§ **Written problem**: Every line of the material is to be quoted verbatim, minus the pictures.

§ **Dataset extract**:
● ● ● ● ●

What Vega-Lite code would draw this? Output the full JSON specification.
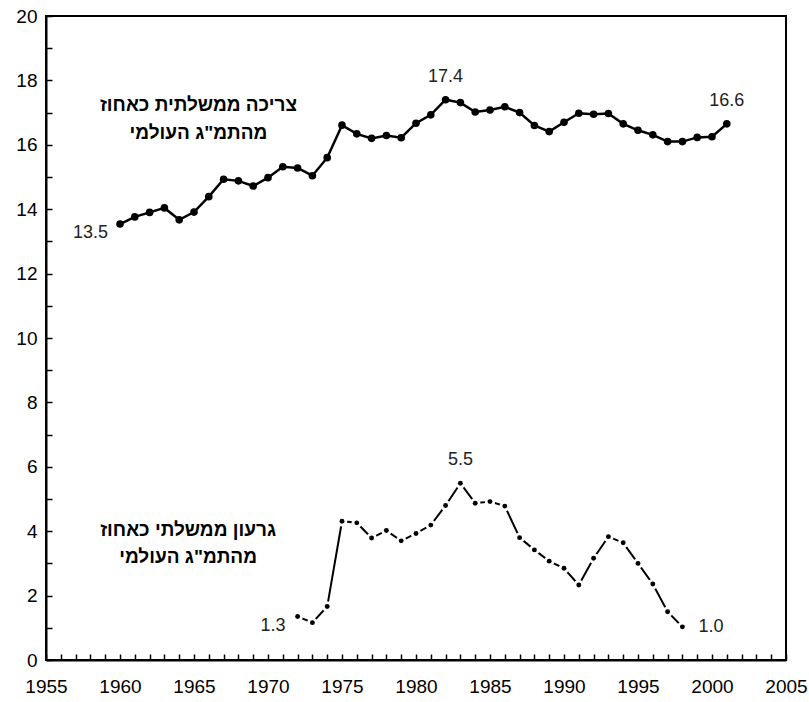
{
  "$schema": "https://vega.github.io/schema/vega-lite/v6.json",
  "width": 740,
  "height": 644,
  "autosize": {"type": "none"},
  "padding": {"left": 46, "top": 16, "right": 23, "bottom": 42},
  "background": "white",
  "config": {
    "font": "Liberation Sans",
    "view": {"stroke": "black", "strokeWidth": 2},
    "axis": {"grid": false, "domainColor": "black", "domainWidth": 2, "tickColor": "black", "tickWidth": 1.5, "labelColor": "black", "labelFont": "Liberation Sans", "labelFontSize": 19, "titleFontSize": 0}
  },
  "datasets": {
    "spending": [
      {"year": 1960, "value": 13.54}, {"year": 1961, "value": 13.76}, {"year": 1962, "value": 13.9},
      {"year": 1963, "value": 14.04}, {"year": 1964, "value": 13.67}, {"year": 1965, "value": 13.91},
      {"year": 1966, "value": 14.39}, {"year": 1967, "value": 14.93}, {"year": 1968, "value": 14.88},
      {"year": 1969, "value": 14.72}, {"year": 1970, "value": 14.98}, {"year": 1971, "value": 15.32},
      {"year": 1972, "value": 15.28}, {"year": 1973, "value": 15.04}, {"year": 1974, "value": 15.6},
      {"year": 1975, "value": 16.61}, {"year": 1976, "value": 16.34}, {"year": 1977, "value": 16.2},
      {"year": 1978, "value": 16.29}, {"year": 1979, "value": 16.22}, {"year": 1980, "value": 16.67},
      {"year": 1981, "value": 16.93}, {"year": 1982, "value": 17.4}, {"year": 1983, "value": 17.31},
      {"year": 1984, "value": 17.02}, {"year": 1985, "value": 17.08}, {"year": 1986, "value": 17.18},
      {"year": 1987, "value": 17.0}, {"year": 1988, "value": 16.6}, {"year": 1989, "value": 16.41},
      {"year": 1990, "value": 16.7}, {"year": 1991, "value": 16.98}, {"year": 1992, "value": 16.95},
      {"year": 1993, "value": 16.97}, {"year": 1994, "value": 16.65}, {"year": 1995, "value": 16.45},
      {"year": 1996, "value": 16.31}, {"year": 1997, "value": 16.1}, {"year": 1998, "value": 16.1},
      {"year": 1999, "value": 16.23}, {"year": 2000, "value": 16.25}, {"year": 2001, "value": 16.65}
    ],
    "deficit": [
      {"year": 1972, "value": 1.35}, {"year": 1973, "value": 1.16}, {"year": 1974, "value": 1.66},
      {"year": 1975, "value": 4.31}, {"year": 1976, "value": 4.26}, {"year": 1977, "value": 3.79},
      {"year": 1978, "value": 4.02}, {"year": 1979, "value": 3.7}, {"year": 1980, "value": 3.93},
      {"year": 1981, "value": 4.19}, {"year": 1982, "value": 4.8}, {"year": 1983, "value": 5.49},
      {"year": 1984, "value": 4.87}, {"year": 1985, "value": 4.92}, {"year": 1986, "value": 4.78},
      {"year": 1987, "value": 3.8}, {"year": 1988, "value": 3.42}, {"year": 1989, "value": 3.07},
      {"year": 1990, "value": 2.85}, {"year": 1991, "value": 2.33}, {"year": 1992, "value": 3.16},
      {"year": 1993, "value": 3.83}, {"year": 1994, "value": 3.64}, {"year": 1995, "value": 3.0},
      {"year": 1996, "value": 2.36}, {"year": 1997, "value": 1.5}, {"year": 1998, "value": 1.03}
    ],
    "labelsAbove": [
      {"year": 1982, "value": 17.4, "text": "17.4"},
      {"year": 2001, "value": 16.65, "text": "16.6"},
      {"year": 1983, "value": 5.49, "text": "5.5"}
    ],
    "labelsLeft": [
      {"year": 1960, "value": 13.54, "text": "13.5"},
      {"year": 1972, "value": 1.35, "text": "1.3"}
    ],
    "labelsRight": [
      {"year": 1998, "value": 1.03, "text": "1.0"}
    ],
    "notes": [
      {"year": 1965.3, "value": 17.24, "text": "צריכה ממשלתית כאחוז"},
      {"year": 1965.3, "value": 16.37, "text": "מהתמ\"ג העולמי"},
      {"year": 1964.6, "value": 4.04, "text": "גרעון ממשלתי כאחוז"},
      {"year": 1964.6, "value": 3.2, "text": "מהתמ\"ג העולמי"}
    ]
  },
  "encoding": {
    "x": {
      "field": "year", "type": "quantitative",
      "scale": {"domain": [1955, 2005], "nice": false, "zero": false},
      "axis": {
        "title": null,
        "values": [1955,1956,1957,1958,1959,1960,1961,1962,1963,1964,1965,1966,1967,1968,1969,1970,1971,1972,1973,1974,1975,1976,1977,1978,1979,1980,1981,1982,1983,1984,1985,1986,1987,1988,1989,1990,1991,1992,1993,1994,1995,1996,1997,1998,1999,2000,2001,2002,2003,2004,2005],
        "labelExpr": "datum.value % 5 === 0 ? format(datum.value, 'd') : ''",
        "labelFontSize": 19,
        "tickSize": -6,
        "labelPadding": 23,
        "labelOverlap": false,
        "labelFlush": false
      }
    },
    "y": {
      "field": "value", "type": "quantitative",
      "scale": {"domain": [0, 20], "nice": false},
      "axis": {
        "title": null,
        "values": [0,1,2,3,4,5,6,7,8,9,10,11,12,13,14,15,16,17,18,19,20],
        "labelExpr": "datum.value % 2 === 0 ? datum.value : ''",
        "labelFontSize": 19,
        "tickSize": -6,
        "labelPadding": 15,
        "labelOverlap": false,
        "labelFlush": false
      }
    }
  },
  "layer": [
    {"data": {"name": "spending"}, "mark": {"type": "line", "color": "black", "strokeWidth": 2.5}},
    {"data": {"name": "spending"}, "mark": {"type": "point", "filled": true, "color": "black", "size": 58, "opacity": 1}},
    {"data": {"name": "deficit"}, "mark": {"type": "line", "color": "black", "strokeWidth": 2}},
    {"data": {"name": "deficit"}, "mark": {"type": "point", "filled": true, "color": "white", "size": 110, "opacity": 1}},
    {"data": {"name": "deficit"}, "mark": {"type": "point", "filled": true, "color": "black", "size": 24, "opacity": 1}},
    {"data": {"name": "labelsAbove"}, "mark": {"type": "text", "fontSize": 18, "color": "#222", "align": "center", "baseline": "middle", "dy": -23}, "encoding": {"text": {"field": "text"}}},
    {"data": {"name": "labelsLeft"}, "mark": {"type": "text", "fontSize": 18, "color": "#222", "align": "right", "baseline": "middle", "dx": -12, "dy": 9}, "encoding": {"text": {"field": "text"}}},
    {"data": {"name": "labelsRight"}, "mark": {"type": "text", "fontSize": 18, "color": "#222", "align": "left", "baseline": "middle", "dx": 16, "dy": 0}, "encoding": {"text": {"field": "text"}}},
    {"data": {"name": "notes"}, "mark": {"type": "text", "fontSize": 19, "fontWeight": "bold", "color": "black", "align": "center", "baseline": "middle"}, "encoding": {"text": {"field": "text"}}}
  ]
}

● ● ● ● ●

§ **Exercise answer**:
What Vega-Lite code would draw this? Output the full JSON specification.
{
  "$schema": "https://vega.github.io/schema/vega-lite/v6.json",
  "width": 740,
  "height": 644,
  "autosize": {"type": "none"},
  "padding": {"left": 46, "top": 16, "right": 23, "bottom": 42},
  "background": "white",
  "config": {
    "font": "Liberation Sans",
    "view": {"stroke": "black", "strokeWidth": 2},
    "axis": {"grid": false, "domainColor": "black", "domainWidth": 2, "tickColor": "black", "tickWidth": 1.5, "labelColor": "black", "labelFont": "Liberation Sans", "labelFontSize": 19, "titleFontSize": 0}
  },
  "datasets": {
    "spending": [
      {"year": 1960, "value": 13.54}, {"year": 1961, "value": 13.76}, {"year": 1962, "value": 13.9},
      {"year": 1963, "value": 14.04}, {"year": 1964, "value": 13.67}, {"year": 1965, "value": 13.91},
      {"year": 1966, "value": 14.39}, {"year": 1967, "value": 14.93}, {"year": 1968, "value": 14.88},
      {"year": 1969, "value": 14.72}, {"year": 1970, "value": 14.98}, {"year": 1971, "value": 15.32},
      {"year": 1972, "value": 15.28}, {"year": 1973, "value": 15.04}, {"year": 1974, "value": 15.6},
      {"year": 1975, "value": 16.61}, {"year": 1976, "value": 16.34}, {"year": 1977, "value": 16.2},
      {"year": 1978, "value": 16.29}, {"year": 1979, "value": 16.22}, {"year": 1980, "value": 16.67},
      {"year": 1981, "value": 16.93}, {"year": 1982, "value": 17.4}, {"year": 1983, "value": 17.31},
      {"year": 1984, "value": 17.02}, {"year": 1985, "value": 17.08}, {"year": 1986, "value": 17.18},
      {"year": 1987, "value": 17.0}, {"year": 1988, "value": 16.6}, {"year": 1989, "value": 16.41},
      {"year": 1990, "value": 16.7}, {"year": 1991, "value": 16.98}, {"year": 1992, "value": 16.95},
      {"year": 1993, "value": 16.97}, {"year": 1994, "value": 16.65}, {"year": 1995, "value": 16.45},
      {"year": 1996, "value": 16.31}, {"year": 1997, "value": 16.1}, {"year": 1998, "value": 16.1},
      {"year": 1999, "value": 16.23}, {"year": 2000, "value": 16.25}, {"year": 2001, "value": 16.65}
    ],
    "deficit": [
      {"year": 1972, "value": 1.35}, {"year": 1973, "value": 1.16}, {"year": 1974, "value": 1.66},
      {"year": 1975, "value": 4.31}, {"year": 1976, "value": 4.26}, {"year": 1977, "value": 3.79},
      {"year": 1978, "value": 4.02}, {"year": 1979, "value": 3.7}, {"year": 1980, "value": 3.93},
      {"year": 1981, "value": 4.19}, {"year": 1982, "value": 4.8}, {"year": 1983, "value": 5.49},
      {"year": 1984, "value": 4.87}, {"year": 1985, "value": 4.92}, {"year": 1986, "value": 4.78},
      {"year": 1987, "value": 3.8}, {"year": 1988, "value": 3.42}, {"year": 1989, "value": 3.07},
      {"year": 1990, "value": 2.85}, {"year": 1991, "value": 2.33}, {"year": 1992, "value": 3.16},
      {"year": 1993, "value": 3.83}, {"year": 1994, "value": 3.64}, {"year": 1995, "value": 3.0},
      {"year": 1996, "value": 2.36}, {"year": 1997, "value": 1.5}, {"year": 1998, "value": 1.03}
    ],
    "labelsAbove": [
      {"year": 1982, "value": 17.4, "text": "17.4"},
      {"year": 2001, "value": 16.65, "text": "16.6"},
      {"year": 1983, "value": 5.49, "text": "5.5"}
    ],
    "labelsLeft": [
      {"year": 1960, "value": 13.54, "text": "13.5"},
      {"year": 1972, "value": 1.35, "text": "1.3"}
    ],
    "labelsRight": [
      {"year": 1998, "value": 1.03, "text": "1.0"}
    ],
    "notes": [
      {"year": 1965.3, "value": 17.24, "text": "צריכה ממשלתית כאחוז"},
      {"year": 1965.3, "value": 16.37, "text": "מהתמ\"ג העולמי"},
      {"year": 1964.6, "value": 4.04, "text": "גרעון ממשלתי כאחוז"},
      {"year": 1964.6, "value": 3.2, "text": "מהתמ\"ג העולמי"}
    ]
  },
  "encoding": {
    "x": {
      "field": "year", "type": "quantitative",
      "scale": {"domain": [1955, 2005], "nice": false, "zero": false},
      "axis": {
        "title": null,
        "values": [1955,1956,1957,1958,1959,1960,1961,1962,1963,1964,1965,1966,1967,1968,1969,1970,1971,1972,1973,1974,1975,1976,1977,1978,1979,1980,1981,1982,1983,1984,1985,1986,1987,1988,1989,1990,1991,1992,1993,1994,1995,1996,1997,1998,1999,2000,2001,2002,2003,2004,2005],
        "labelExpr": "datum.value % 5 === 0 ? format(datum.value, 'd') : ''",
        "labelFontSize": 19,
        "tickSize": -6,
        "labelPadding": 23,
        "labelOverlap": false,
        "labelFlush": false
      }
    },
    "y": {
      "field": "value", "type": "quantitative",
      "scale": {"domain": [0, 20], "nice": false},
      "axis": {
        "title": null,
        "values": [0,1,2,3,4,5,6,7,8,9,10,11,12,13,14,15,16,17,18,19,20],
        "labelExpr": "datum.value % 2 === 0 ? datum.value : ''",
        "labelFontSize": 19,
        "tickSize": -6,
        "labelPadding": 15,
        "labelOverlap": false,
        "labelFlush": false
      }
    }
  },
  "layer": [
    {"data": {"name": "spending"}, "mark": {"type": "line", "color": "black", "strokeWidth": 2.5}},
    {"data": {"name": "spending"}, "mark": {"type": "point", "filled": true, "color": "black", "size": 58, "opacity": 1}},
    {"data": {"name": "deficit"}, "mark": {"type": "line", "color": "black", "strokeWidth": 2}},
    {"data": {"name": "deficit"}, "mark": {"type": "point", "filled": true, "color": "white", "size": 110, "opacity": 1}},
    {"data": {"name": "deficit"}, "mark": {"type": "point", "filled": true, "color": "black", "size": 24, "opacity": 1}},
    {"data": {"name": "labelsAbove"}, "mark": {"type": "text", "fontSize": 18, "color": "#222", "align": "center", "baseline": "middle", "dy": -23}, "encoding": {"text": {"field": "text"}}},
    {"data": {"name": "labelsLeft"}, "mark": {"type": "text", "fontSize": 18, "color": "#222", "align": "right", "baseline": "middle", "dx": -12, "dy": 9}, "encoding": {"text": {"field": "text"}}},
    {"data": {"name": "labelsRight"}, "mark": {"type": "text", "fontSize": 18, "color": "#222", "align": "left", "baseline": "middle", "dx": 16, "dy": 0}, "encoding": {"text": {"field": "text"}}},
    {"data": {"name": "notes"}, "mark": {"type": "text", "fontSize": 19, "fontWeight": "bold", "color": "black", "align": "center", "baseline": "middle"}, "encoding": {"text": {"field": "text"}}}
  ]
}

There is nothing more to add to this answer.